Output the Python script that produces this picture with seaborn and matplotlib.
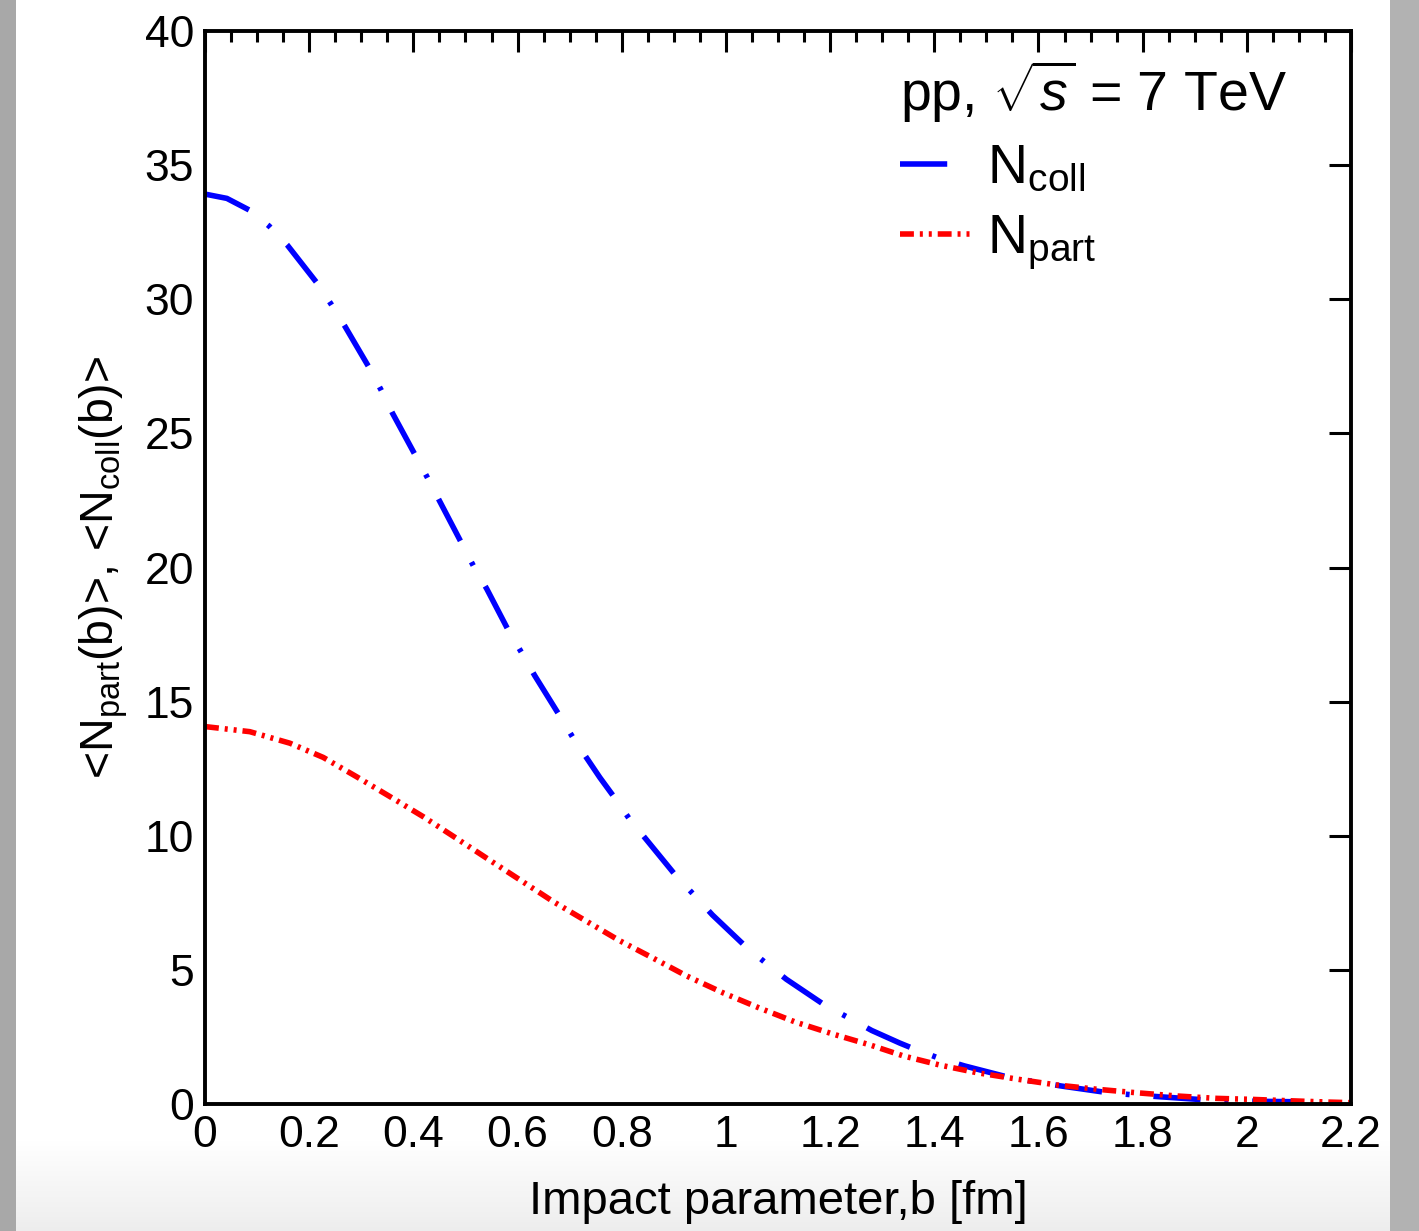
import numpy as np
import pandas as pd
import matplotlib
matplotlib.use("Agg")
import matplotlib.pyplot as plt
import seaborn as sns
from matplotlib.ticker import MultipleLocator, FuncFormatter

# ---- data ----
b_coll = [0.0, 0.042, 0.0845, 0.123, 0.158, 0.214, 0.242, 0.269, 0.314, 0.338, 0.360,
          0.403, 0.427, 0.450, 0.492, 0.515, 0.541, 0.582, 0.608, 0.633, 0.680,
          0.706, 0.758, 0.787, 0.815, 0.848, 0.904, 0.939, 0.974, 1.038, 1.077,
          1.116, 1.191, 1.235, 1.280, 1.334, 1.363, 1.410, 1.458, 1.546, 1.594,
          1.644, 1.734, 1.782, 1.833, 1.923, 1.974, 2.025, 2.112]
n_coll = [33.92, 33.76, 33.33, 32.73, 32.02, 30.63, 29.82, 28.98, 27.49, 26.62, 25.75,
          24.21, 23.35, 22.49, 20.93, 20.07, 19.20, 17.67, 16.82, 15.97, 14.50,
          13.67, 12.17, 11.40, 10.62, 9.84, 8.51, 7.79, 7.05, 5.87, 5.25,
          4.65, 3.67, 3.22, 2.74, 2.27, 2.04, 1.70, 1.42, 0.98, 0.83,
          0.67, 0.42, 0.34, 0.27, 0.15, 0.12, 0.10, 0.08]

b_part = [0.0, 0.086, 0.163, 0.227, 0.291, 0.355, 0.419, 0.483, 0.541, 0.605,
          0.669, 0.730, 0.794, 0.861, 0.925, 0.995, 1.064, 1.134, 1.205, 1.277,
          1.341, 1.411, 1.481, 1.558, 1.635, 1.712, 1.788, 1.865, 1.942, 2.006,
          2.083, 2.160, 2.200]
n_part = [14.07, 13.88, 13.45, 12.92, 12.20, 11.46, 10.71, 9.90, 9.16, 8.35,
          7.54, 6.84, 6.11, 5.43, 4.77, 4.14, 3.58, 3.05, 2.61, 2.20,
          1.79, 1.45, 1.17, 0.93, 0.71, 0.55, 0.42, 0.30, 0.21, 0.175,
          0.12, 0.07, 0.05]

x_ticks = [0, 0.2, 0.4, 0.6, 0.8, 1.0, 1.2, 1.4, 1.6, 1.8, 2.0, 2.2]
y_ticks = [0, 5, 10, 15, 20, 25, 30, 35, 40]

label_coll = r"N$_{\mathrm{coll}}$"
label_part = r"N$_{\mathrm{part}}$"
header = r"pp, $\sqrt{s}$ = 7 TeV"
xlabel = "Impact parameter,b [fm]"
ylabel = r"<N$_{\mathrm{part}}$(b)>, <N$_{\mathrm{coll}}$(b)>"

# ---- style ----
sns.set_theme(style="white")
plt.rcParams["font.family"] = ["Liberation Sans", "DejaVu Sans"]
plt.rcParams["mathtext.fontset"] = "custom"
plt.rcParams["mathtext.rm"] = "Liberation Sans"
plt.rcParams["mathtext.it"] = "Liberation Sans:italic"
plt.rcParams["mathtext.bf"] = "Liberation Sans:bold"
plt.rcParams["text.color"] = "black"
plt.rcParams["axes.labelcolor"] = "black"

W, H = 1419, 1231
fig = plt.figure(figsize=(W / 100, H / 100), dpi=100)
fig.patch.set_facecolor("white")

# background frame (gray side strips and soft bottom shade)
bg = fig.add_axes([0, 0, 1, 1], zorder=-10)
img = np.ones((H, W, 3))
rows = np.arange(H)
shade = np.clip((rows - 1140) / (H - 1140), 0, 1) * 0.07
img -= shade[:, None, None]
img[:, :16, :] = 0.66
img[:, 1390:, :] = 0.70
bg.imshow(img, aspect="auto", extent=[0, 1, 0, 1], origin="upper")
bg.axis("off")

ax = fig.add_axes([205 / W, 1 - 1104 / H, (1351 - 205) / W, (1104 - 31) / H])

df_coll = pd.DataFrame({"b": b_coll, "n": n_coll})
df_part = pd.DataFrame({"b": b_part, "n": n_part})

lw = 4.0
sns.lineplot(data=df_coll, x="b", y="n", ax=ax, color="#0000ff", linewidth=lw,
             linestyle=(0, (8.5, 4.3, 0.7, 4.3)), label=label_coll)
sns.lineplot(data=df_part, x="b", y="n", ax=ax, color="#ff0000", linewidth=lw,
             linestyle=(0, (2.5, 1.07, 0.54, 1.07, 0.54, 1.07)), label=label_part)

ax.set_xlim(0, 2.2)
ax.set_ylim(0, 40)
ax.set_xticks(x_ticks)
ax.set_yticks(y_ticks)
ax.xaxis.set_major_formatter(FuncFormatter(lambda v, p: f"{v:g}"))
ax.xaxis.set_minor_locator(MultipleLocator(0.05))

for s in ax.spines.values():
    s.set_linewidth(2.8)
    s.set_color("black")

ax.tick_params(axis="both", which="both", direction="in", top=True, right=True,
               colors="black", labelsize=32)
ax.tick_params(axis="x", which="major", length=15, width=2.2, pad=8)
ax.tick_params(axis="x", which="minor", length=8, width=2.2)
ax.tick_params(axis="y", which="major", length=16, width=2.2, pad=8)

ax.set_xlabel(xlabel, fontsize=34)
ax.set_ylabel(ylabel, fontsize=33.5, labelpad=10)
ax.xaxis.set_label_coords(0.5, -0.071)

leg = ax.legend(loc="upper left", bbox_to_anchor=(0.587, 0.995), frameon=False,
                title=header, title_fontsize=40, fontsize=40,
                handlelength=1.26, handletextpad=0.3, labelspacing=0.33,
                alignment="left", borderaxespad=0)
for t in leg.get_texts():
    t.set_color("black")
leg.get_title().set_color("black")

fig.savefig("out.png", dpi=100)
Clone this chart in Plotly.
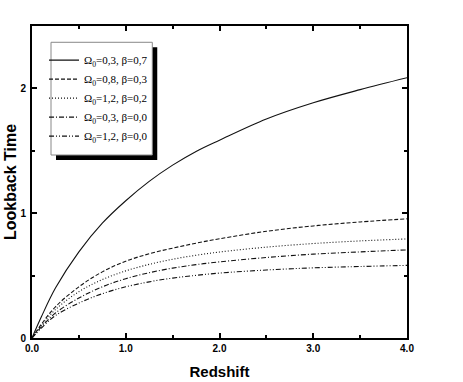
import plotly.graph_objects as go

# Redshift sample points
redshift = [0.0, 0.1, 0.25, 0.5, 0.75, 1.0, 1.25, 1.5, 1.75, 2.0, 2.5, 3.0, 3.5, 4.0]

# Lookback time
lt_03_07 = [0.0, 0.17, 0.40, 0.69, 0.92, 1.10, 1.255, 1.385, 1.495, 1.585, 1.755, 1.885, 1.99, 2.085]
lt_08_03 = [0.0, 0.11, 0.25, 0.41, 0.53, 0.615, 0.675, 0.72, 0.76, 0.795, 0.855, 0.898, 0.93, 0.955]
lt_12_02 = [0.0, 0.10, 0.228, 0.371, 0.468, 0.538, 0.59, 0.631, 0.663, 0.689, 0.728, 0.757, 0.778, 0.794]
lt_03_00 = [0.0, 0.09, 0.20, 0.32, 0.41, 0.475, 0.523, 0.56, 0.588, 0.61, 0.645, 0.672, 0.69, 0.706]
lt_12_00 = [0.0, 0.08, 0.18, 0.28, 0.355, 0.41, 0.45, 0.48, 0.502, 0.52, 0.545, 0.562, 0.573, 0.582]

series_names = [
    "Ω<sub>0</sub>=0,3, β=0,7",
    "Ω<sub>0</sub>=0,8, β=0,3",
    "Ω<sub>0</sub>=1,2, β=0,2",
    "Ω<sub>0</sub>=0,3, β=0,0",
    "Ω<sub>0</sub>=1,2, β=0,0",
]
series_values = [lt_03_07, lt_08_03, lt_12_02, lt_03_00, lt_12_00]
series_dash = ["solid", "4px,2px", "1px,2px", "5px,2px,1px,2px", "5px,2px,1px,2px,1px,2px"]

x_ticks = [0, 1, 2, 3, 4]
x_ticktext = ["0.0", "1.0", "2.0", "3.0", "4.0"]
y_ticks = [0, 1, 2]
y_ticktext = ["0", "1", "2"]

fig = go.Figure()
for name, vals, dash in zip(series_names, series_values, series_dash):
    fig.add_trace(go.Scatter(
        x=redshift, y=vals, mode="lines", name=name,
        line=dict(color="#111111", width=1.1, dash=dash, shape="spline", smoothing=1.0),
    ))

tickfont = dict(family="Liberation Sans, Arial, sans-serif", size=10, color="black", weight="bold")
axis_common = dict(
    showline=True, linecolor="black", linewidth=2, mirror="ticks",
    ticks="inside", ticklen=5, tickwidth=1.5, tickcolor="black",
    showgrid=False, zeroline=False, tickfont=tickfont, automargin=False,
    minor=dict(ticks="inside", ticklen=3, tickwidth=1.5, tickcolor="black", dtick=0.5, showgrid=False),
)

fig.update_layout(
    width=463, height=382,
    margin=dict(l=32, r=56, t=26, b=44),
    paper_bgcolor="white", plot_bgcolor="white",
    xaxis=dict(range=[0, 4], tickvals=x_ticks, ticktext=x_ticktext,
               title=dict(text="Redshift", standoff=13,
                          font=dict(family="Liberation Sans, Arial, sans-serif", size=15, color="black", weight="bold")),
               **axis_common),
    yaxis=dict(range=[0, 2.5], tickvals=y_ticks, ticktext=y_ticktext, ticklabelstandoff=2,
               title=dict(text="Lookback Time", standoff=0,
                          font=dict(family="Liberation Sans, Arial, sans-serif", size=16, color="black", weight="bold")),
               **axis_common),
    showlegend=True,
    legend=dict(x=0.032, y=0.937, xanchor="left", yanchor="top",
                bgcolor="rgba(0,0,0,0)", borderwidth=0,
                font=dict(family="Liberation Serif, Times New Roman, serif", size=11, color="black"),
                tracegroupgap=0, itemwidth=30),
    shapes=[
        dict(type="rect", xref="paper", yref="paper", x0=0.064, x1=0.334, y0=0.5705, y1=0.932,
             fillcolor="black", line=dict(width=0), layer="above"),
        dict(type="rect", xref="paper", yref="paper", x0=0.0507, x1=0.3208, y0=0.5865, y1=0.9478,
             fillcolor="white", line=dict(color="#888888", width=1), layer="above"),
    ],
)

# remove the default page margin so the figure fills the window exactly
fig.write_html("out.html", config={"displayModeBar": False},
               post_script="document.body.style.margin='0px';")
========
Set task: From the material above, reproduce only what runs from the line holding "Clone this chart in Plotly." down to the line holding "3.0, 3.5, 4.0]", both included, pictures excluded.

Written answer:
Clone this chart in Plotly.
import plotly.graph_objects as go

# Redshift sample points
redshift = [0.0, 0.1, 0.25, 0.5, 0.75, 1.0, 1.25, 1.5, 1.75, 2.0, 2.5, 3.0, 3.5, 4.0]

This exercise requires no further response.